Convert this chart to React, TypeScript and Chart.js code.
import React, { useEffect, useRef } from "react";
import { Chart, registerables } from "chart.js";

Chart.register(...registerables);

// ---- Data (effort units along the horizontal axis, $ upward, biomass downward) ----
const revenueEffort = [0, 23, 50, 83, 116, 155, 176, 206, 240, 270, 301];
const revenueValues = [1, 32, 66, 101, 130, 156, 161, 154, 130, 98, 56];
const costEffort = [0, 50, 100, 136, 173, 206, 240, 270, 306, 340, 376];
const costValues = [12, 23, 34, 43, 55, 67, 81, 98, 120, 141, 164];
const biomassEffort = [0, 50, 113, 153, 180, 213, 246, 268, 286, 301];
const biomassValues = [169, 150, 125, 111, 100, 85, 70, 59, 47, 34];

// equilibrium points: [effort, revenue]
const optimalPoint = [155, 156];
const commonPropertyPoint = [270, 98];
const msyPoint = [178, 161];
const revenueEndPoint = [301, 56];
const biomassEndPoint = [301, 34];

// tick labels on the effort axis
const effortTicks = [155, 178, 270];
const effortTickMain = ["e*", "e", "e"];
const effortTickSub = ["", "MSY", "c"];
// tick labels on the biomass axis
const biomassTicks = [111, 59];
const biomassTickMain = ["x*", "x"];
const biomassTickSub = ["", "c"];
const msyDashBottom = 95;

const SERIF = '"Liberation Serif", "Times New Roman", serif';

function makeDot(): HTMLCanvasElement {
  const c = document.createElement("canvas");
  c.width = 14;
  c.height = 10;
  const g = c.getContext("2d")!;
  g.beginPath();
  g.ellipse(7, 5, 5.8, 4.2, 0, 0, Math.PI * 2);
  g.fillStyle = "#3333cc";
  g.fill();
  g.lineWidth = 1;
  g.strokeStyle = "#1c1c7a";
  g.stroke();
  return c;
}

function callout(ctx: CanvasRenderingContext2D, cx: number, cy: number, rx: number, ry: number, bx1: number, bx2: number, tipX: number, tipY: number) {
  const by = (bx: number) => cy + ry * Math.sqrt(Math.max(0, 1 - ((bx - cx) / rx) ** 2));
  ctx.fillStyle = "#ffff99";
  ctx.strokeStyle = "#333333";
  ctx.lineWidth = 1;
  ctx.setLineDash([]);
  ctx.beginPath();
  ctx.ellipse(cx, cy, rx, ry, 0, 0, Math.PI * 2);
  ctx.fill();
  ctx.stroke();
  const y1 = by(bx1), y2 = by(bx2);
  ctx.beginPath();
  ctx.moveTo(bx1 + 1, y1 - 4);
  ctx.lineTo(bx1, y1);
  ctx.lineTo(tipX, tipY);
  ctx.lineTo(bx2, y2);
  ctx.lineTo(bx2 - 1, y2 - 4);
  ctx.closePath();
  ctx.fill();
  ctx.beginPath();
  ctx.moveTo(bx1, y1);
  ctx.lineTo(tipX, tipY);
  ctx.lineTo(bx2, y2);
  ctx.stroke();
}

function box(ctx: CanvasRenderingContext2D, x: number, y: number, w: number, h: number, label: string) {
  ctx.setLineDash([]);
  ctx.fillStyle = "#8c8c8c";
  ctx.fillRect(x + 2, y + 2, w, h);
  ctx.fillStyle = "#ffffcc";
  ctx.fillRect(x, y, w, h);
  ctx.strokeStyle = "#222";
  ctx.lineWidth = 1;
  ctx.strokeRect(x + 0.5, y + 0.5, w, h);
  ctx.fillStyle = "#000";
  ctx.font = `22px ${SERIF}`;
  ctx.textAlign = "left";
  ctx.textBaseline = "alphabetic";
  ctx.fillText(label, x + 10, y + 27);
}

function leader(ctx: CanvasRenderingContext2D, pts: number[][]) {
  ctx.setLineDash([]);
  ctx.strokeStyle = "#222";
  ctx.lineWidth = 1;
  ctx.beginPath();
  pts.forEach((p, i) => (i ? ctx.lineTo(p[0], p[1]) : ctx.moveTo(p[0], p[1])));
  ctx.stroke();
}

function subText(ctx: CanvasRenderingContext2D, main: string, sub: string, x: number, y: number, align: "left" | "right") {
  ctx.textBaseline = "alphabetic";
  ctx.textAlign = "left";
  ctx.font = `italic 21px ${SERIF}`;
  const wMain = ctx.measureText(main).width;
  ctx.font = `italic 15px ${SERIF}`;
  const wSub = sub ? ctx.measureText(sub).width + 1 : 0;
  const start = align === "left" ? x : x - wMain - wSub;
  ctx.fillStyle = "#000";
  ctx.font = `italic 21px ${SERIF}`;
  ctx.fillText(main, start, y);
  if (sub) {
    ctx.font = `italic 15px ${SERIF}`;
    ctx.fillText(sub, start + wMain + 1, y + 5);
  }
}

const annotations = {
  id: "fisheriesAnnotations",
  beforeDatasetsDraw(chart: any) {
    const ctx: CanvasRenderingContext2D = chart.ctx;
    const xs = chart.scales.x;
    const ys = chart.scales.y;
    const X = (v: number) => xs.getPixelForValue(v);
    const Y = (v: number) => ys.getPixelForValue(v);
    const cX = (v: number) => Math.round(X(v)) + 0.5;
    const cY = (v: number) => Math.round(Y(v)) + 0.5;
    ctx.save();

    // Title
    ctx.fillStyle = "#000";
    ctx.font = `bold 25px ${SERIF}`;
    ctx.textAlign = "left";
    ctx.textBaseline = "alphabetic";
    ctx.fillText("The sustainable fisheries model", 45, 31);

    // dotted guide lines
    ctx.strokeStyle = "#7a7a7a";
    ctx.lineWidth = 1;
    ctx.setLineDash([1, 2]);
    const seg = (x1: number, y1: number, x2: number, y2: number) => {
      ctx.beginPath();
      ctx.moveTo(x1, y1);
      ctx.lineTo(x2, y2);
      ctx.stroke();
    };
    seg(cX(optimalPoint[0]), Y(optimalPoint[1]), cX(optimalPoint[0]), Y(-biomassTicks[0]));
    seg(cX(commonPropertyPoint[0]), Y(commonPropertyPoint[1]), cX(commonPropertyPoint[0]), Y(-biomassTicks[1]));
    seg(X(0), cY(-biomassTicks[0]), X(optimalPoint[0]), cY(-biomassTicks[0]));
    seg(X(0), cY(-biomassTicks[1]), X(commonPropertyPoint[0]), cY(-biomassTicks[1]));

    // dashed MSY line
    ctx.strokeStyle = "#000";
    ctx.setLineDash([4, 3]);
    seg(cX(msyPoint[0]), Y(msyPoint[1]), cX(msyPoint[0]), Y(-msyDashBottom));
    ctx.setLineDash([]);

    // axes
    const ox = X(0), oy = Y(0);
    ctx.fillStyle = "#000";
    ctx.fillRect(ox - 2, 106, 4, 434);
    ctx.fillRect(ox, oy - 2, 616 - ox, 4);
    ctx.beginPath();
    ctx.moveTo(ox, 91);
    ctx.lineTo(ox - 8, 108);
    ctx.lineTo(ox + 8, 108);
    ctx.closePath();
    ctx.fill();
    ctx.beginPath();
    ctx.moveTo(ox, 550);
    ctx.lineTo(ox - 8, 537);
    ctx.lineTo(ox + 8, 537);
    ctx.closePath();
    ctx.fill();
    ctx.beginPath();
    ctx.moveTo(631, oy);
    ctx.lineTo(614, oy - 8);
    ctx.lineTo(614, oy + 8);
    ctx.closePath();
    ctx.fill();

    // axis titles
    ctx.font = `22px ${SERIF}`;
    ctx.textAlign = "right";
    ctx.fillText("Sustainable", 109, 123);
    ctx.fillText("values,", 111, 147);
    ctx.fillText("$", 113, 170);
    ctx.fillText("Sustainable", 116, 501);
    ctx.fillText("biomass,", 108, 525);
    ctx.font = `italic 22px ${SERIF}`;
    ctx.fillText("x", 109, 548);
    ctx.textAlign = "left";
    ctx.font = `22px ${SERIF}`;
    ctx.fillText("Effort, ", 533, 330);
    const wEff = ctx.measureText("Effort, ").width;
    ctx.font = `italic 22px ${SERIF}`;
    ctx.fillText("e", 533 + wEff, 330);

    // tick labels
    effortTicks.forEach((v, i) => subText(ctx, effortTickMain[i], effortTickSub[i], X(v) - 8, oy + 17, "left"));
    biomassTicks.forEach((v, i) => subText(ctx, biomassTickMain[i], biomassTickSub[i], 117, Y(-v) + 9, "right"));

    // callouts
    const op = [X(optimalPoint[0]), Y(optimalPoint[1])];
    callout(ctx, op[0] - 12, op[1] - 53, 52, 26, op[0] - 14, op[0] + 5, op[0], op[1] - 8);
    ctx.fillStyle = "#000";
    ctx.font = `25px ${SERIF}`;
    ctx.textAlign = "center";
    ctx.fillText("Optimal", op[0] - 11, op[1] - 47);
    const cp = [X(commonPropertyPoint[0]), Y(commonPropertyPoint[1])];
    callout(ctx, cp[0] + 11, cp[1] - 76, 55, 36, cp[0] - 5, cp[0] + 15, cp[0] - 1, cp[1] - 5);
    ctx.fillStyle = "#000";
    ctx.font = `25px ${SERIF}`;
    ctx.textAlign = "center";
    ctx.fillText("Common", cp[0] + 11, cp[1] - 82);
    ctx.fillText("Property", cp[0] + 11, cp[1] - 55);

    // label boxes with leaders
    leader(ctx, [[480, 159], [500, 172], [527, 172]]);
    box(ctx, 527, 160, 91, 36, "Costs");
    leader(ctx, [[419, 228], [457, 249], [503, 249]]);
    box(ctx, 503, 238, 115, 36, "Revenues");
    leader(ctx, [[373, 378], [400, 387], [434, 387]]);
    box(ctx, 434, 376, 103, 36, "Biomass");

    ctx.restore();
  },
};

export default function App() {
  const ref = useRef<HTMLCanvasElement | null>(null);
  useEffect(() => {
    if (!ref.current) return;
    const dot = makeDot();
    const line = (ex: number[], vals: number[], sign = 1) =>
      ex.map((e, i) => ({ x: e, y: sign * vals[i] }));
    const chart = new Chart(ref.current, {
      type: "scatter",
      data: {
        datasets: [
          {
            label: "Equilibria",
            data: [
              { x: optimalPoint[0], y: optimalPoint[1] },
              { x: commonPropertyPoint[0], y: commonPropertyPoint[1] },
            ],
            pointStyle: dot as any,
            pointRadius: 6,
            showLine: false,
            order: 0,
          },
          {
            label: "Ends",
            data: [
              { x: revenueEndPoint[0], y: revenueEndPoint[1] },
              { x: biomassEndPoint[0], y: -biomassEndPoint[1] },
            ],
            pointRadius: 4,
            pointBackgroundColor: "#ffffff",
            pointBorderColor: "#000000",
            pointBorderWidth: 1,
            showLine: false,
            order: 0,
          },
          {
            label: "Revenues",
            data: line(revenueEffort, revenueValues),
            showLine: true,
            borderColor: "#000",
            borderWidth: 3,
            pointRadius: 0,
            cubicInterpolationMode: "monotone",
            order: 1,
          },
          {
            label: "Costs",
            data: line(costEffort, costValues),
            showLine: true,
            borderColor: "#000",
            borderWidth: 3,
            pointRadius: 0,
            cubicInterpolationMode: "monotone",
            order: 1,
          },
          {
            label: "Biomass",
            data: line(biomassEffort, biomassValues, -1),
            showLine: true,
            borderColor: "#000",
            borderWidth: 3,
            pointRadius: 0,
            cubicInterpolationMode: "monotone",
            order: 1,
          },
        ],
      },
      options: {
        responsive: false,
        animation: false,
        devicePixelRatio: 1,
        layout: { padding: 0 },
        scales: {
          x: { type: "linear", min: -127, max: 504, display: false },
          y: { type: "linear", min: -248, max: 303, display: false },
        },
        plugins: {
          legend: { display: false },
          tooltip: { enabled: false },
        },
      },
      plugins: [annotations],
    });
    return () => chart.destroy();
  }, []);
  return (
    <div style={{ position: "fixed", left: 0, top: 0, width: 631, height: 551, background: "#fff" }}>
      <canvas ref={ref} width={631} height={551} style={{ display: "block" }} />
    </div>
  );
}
****************************************
_DO THIS_
Find all the lines containing "React" in the material, then copy them.

_SOLUTION FOR THIS PROBLEM_
Convert this chart to React, TypeScript and Chart.js code.
import React, { useEffect, useRef } from "react";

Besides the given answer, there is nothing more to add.